- Born: 18 August 1947
- Died: 11 March 2024 (aged 76)
- Occupations: Management scholar, educator, and consultant
- Known for: Adjunct professor at INSEAD

= François Dupuy =

François Dupuy (18 August 1947 – 11 March 2024) was a French management scholar, educator, and consultant, specializing in the sociology of business organizations. In 2015 he served as an adjunct professor at INSEAD and as academic director at CEDEP, the European Centre for Executive Development. He is the author of numerous books on management in both French and English. He was also a co-founder and partner of Mesa Research Group, a consulting firm specializing in leadership development.

==Early life and education==

Dupuy graduated from the French grande école Sciences Po.

==Career==

Dupuy joined the Centre de Recherches en Science Sociales du Travail in 1972, moving to its Centre de Sociologie des Organisations in 1976, and then to the CNRS (Centre National de la Recherche Scientifique) in 1978. In 1990 he left the CNRS to found a consulting company, Stratema-SMG France which he later sold. In 1997, he took a position as management professor at Indiana University's Kelley School of Business, which he left three years later, returning to the private sector as CEO of Mercer Consulting in France, a position he held for four years.

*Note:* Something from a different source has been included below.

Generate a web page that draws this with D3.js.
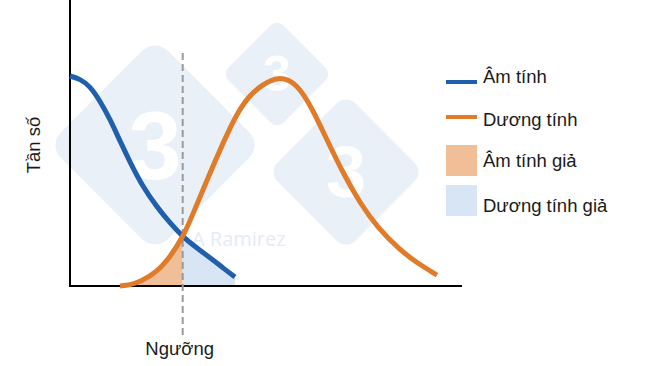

He also served as a visiting professor at INSEAD between 1980 and 1999, at the University of California Irvine in 1984, 1985, and 1990.

==Work==
Dupuy has written about the reasons for failures of management in organizations. He has written about the tendency of managers to revert to outdated management techniques which have been shown to be ineffective. He also conducted case studies and analysis of management in specific organizations.

Dupuy’s later work has focused on dispersion of decision-making rights in the organization. In his 2011 book Lost in Management: La vie quotidienne des enterprises au XXIe siècle, he argues that delegation of decision rights to front-line managers and intermediaries makes it difficult to assign accountability for many decisions.

==Selected publications==
- Le client et le bureaucrate, Dunod 1998
- Chemistry of Change, Palgrave-Macmillan 2001
- L'alchimie du changement : Problématique, étapes et mise en oeuvre, Dunod 2001
- Sharing Knowledge, Palgrave-Macmillan 2004
- La fatigue des élites: Le capitalisme et ses cadres, Seuil 2005
- Lost in Management: La vie quotidienne des enterprises au XXIe siècle, Seuil 2011
- Sociologie du changement - Pourquoi et comment changer les organisations, Dunod 2011
- Lost in Management tome 2: La faillite de la pensée managériale, Seuil 2015

Dupuy's books have received a number of awards, including the Prix Sciences Po-Le Monde Syntec du livre de ressources humaines (2004), the Prix CRC de la Chambre de Commerce de Paris (2001), and the Prix Manpower (1998).